After witnessing a cold open in which a gentleman we’ll quickly enough learn is Dr Christian Storm (Michael Gough) and his little person assistant Frederick (Skip Martin) murder two people with the help of a car carrying practical in-built blades for beheading as well as baskets that can magically catch the flying heads, we meet our main protagonist.

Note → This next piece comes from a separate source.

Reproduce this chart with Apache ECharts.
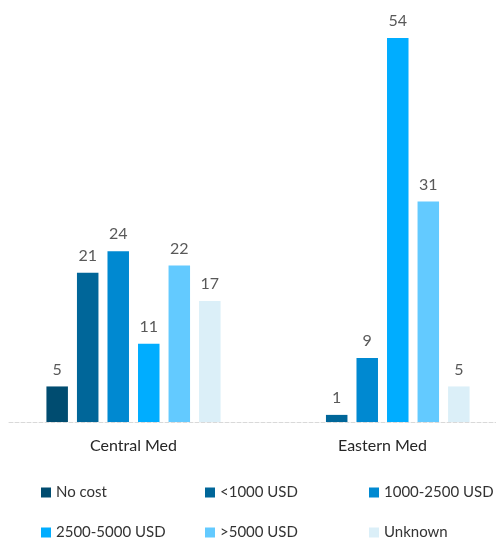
<!DOCTYPE html>
<html>
<head>
<meta charset="utf-8">
<script src="https://cdn.jsdelivr.net/npm/echarts@6/dist/echarts.min.js"></script>
<style>
  html, body { margin: 0; padding: 0; background: #fff; }
  #chart { width: 496px; height: 540px; }
</style>
</head>
<body>
<div id="chart"></div>
<script>
// Routes and cost brackets
const categories = ['Central Med', 'Eastern Med'];
const seriesNames = ['No cost', '<1000 USD', '1000-2500 USD', '2500-5000 USD', '>5000 USD', 'Unknown'];

// Counts per cost bracket, one array per bracket (Central Med, Eastern Med)
const noCost = [5, null];
const under1000 = [21, 1];
const from1000to2500 = [24, 9];
const from2500to5000 = [11, 54];
const over5000 = [22, 31];
const unknown = [17, 5];

const seriesValues = [noCost, under1000, from1000to2500, from2500to5000, over5000, unknown];
const palette = ['#004c70', '#006699', '#0089d1', '#00adff', '#63caff', '#dbeff8'];

const FONT = 'Lato, "Open Sans", sans-serif';
const chart = echarts.init(document.getElementById('chart'));

// One legend block per item so the entries sit in a fixed 3-column grid
const legendPos = [
  [41, 485], [205, 485], [369, 485],
  [41, 525], [205, 525], [369, 525]
];
const legends = seriesNames.map((name, i) => ({
  data: [name],
  left: legendPos[i][0],
  top: legendPos[i][1],
  padding: 0,
  itemWidth: 10,
  itemHeight: 10,
  itemGap: 5,
  icon: 'rect',
  selectedMode: false,
  textStyle: { color: '#333333', fontSize: 15, fontFamily: FONT }
}));

chart.setOption({
  animation: false,
  color: palette,
  // the plot area runs slightly past the right edge of the canvas
  grid: { left: 9, top: 38, width: 498, height: 384, containLabel: false, outerBoundsMode: 'none' },
  legend: legends,
  xAxis: {
    type: 'category',
    data: categories,
    axisTick: { show: false },
    axisLine: { lineStyle: { color: '#d9d9d9', type: 'dashed', width: 1 } },
    axisLabel: { color: '#262626', fontSize: 16, fontFamily: FONT, margin: 16 }
  },
  yAxis: {
    type: 'value',
    min: 0,
    max: 54,
    show: false,
    splitLine: { show: false }
  },
  series: seriesNames.map((name, i) => ({
    name: name,
    type: 'bar',
    data: seriesValues[i],
    barWidth: 21.5,
    barGap: '42%',
    label: {
      show: true,
      position: 'top',
      distance: 9,
      color: '#595959',
      fontSize: 16,
      fontFamily: FONT
    }
  }))
});
</script>
</body>
</html>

Having been punched out of his band, obnoxious Jason Jones (Robin Askwith) decides he needs a bit of a break from life. Signing up with a shady travel agency specialized on his particular demographic called “Hairy Holidays” – run by one Mr Pollack (Dennis Price) – our hero (ahem) books a few days in the health clinic of – wouldn’t you know it – Dr Storm, mostly in the hopes of encountering attractive “birds”. As fate will have  it, Jason has a very special meet-cute with Judy Peters (Vanessa Shaw), which includes very early 70s moments of flirting like our hero explaining that he’s not going to rape Judy. Romance is in the air, clearly, when she offers him cheese anyway.

Judy just happens to be on her way to the very same clinic as Jason to meet her Auntie Harris (Ellen Pollock) for the first time. There’s some bad family blood about the aunt’s earlier career as a brothel owner, apparently.

Once the quick couple arrive at the clinic, the place turns out to be rather strange: auntie really rather wouldn’t have Judy there at all for mysterious reasons; the place’s little person factotum seems just a wee bit eccentric; there are bedrooms that look as bloody as slaughterhouses; and Dr Storm is Michael Gough doing his best Bela Lugosi. And that’s before our heroes meet the other guests - all of them very, very quiet, pasty looking, with nasty scars on their heads, and disturbingly happy to carry out Storm’s every order.

Young people, Storm is sure, need a strong hand to guide them, preferably his own, so Jason and Judy are going to have an interesting, perhaps not as healthy as advertised, time there.

Anthony Balch’s Horror Hospital has for a long time been a rather unseen and definitely undervalued little film. Apart from the vagaries of copyright and licensing deals, this may very well have something to do with the film’s very peculiar style that mixes elements of British exploitative horror (think Pete Walker or Norman J. Warren) with weird, on the cheap imagination and a sense of humour that tends to the weird parodic reversal and to black humour so dry, it will not always be clear to everyone watching if they are supposed to laugh at any given detail.

Though, given the film’s general interest in the specific imaginative detail, I’m rather sure the filmmakers have put a surprising degree of thought into nearly everything we see. Clearly, on this set, doing things on the cheap was no excuse for doing things badly or sloppily, so the resulting film is full of those peculiar little moments and details that at once manage to fulfil the quota of weird awesomeness we wish for from the more exploitative side of the movie business but also makes fun of some of these expectations – often at the same time.

If this is going to charm any given viewer and amuse them as much as Horror Hospital does me will most certainly hang on: a) said viewer’s love for 70s British exploitation horror, b) their love for very, very dry humour and c) if they needed the film’s very special limousine in their lives.

Or, come to think of it, if they believe the romantic lead walking into the mandatory shower sex scene wearing the a knight’s helmet is very funny and strange indeed, or just silly and stupid. If you do find this as funny as I do, you’ll also enjoy watching Skip Martin yet again nearly becoming the hero of a film (and yes, we get a meta joke about that) after stealing at least half of the scenes he is in by perfect delivery of dry jokes and asides, and Michael Gough chewing scenery in a very specific way that is supposedly (okay, I believe it) built on Bela Lugosi’s poverty row performances.

It’s that kind of film, and I love it for it.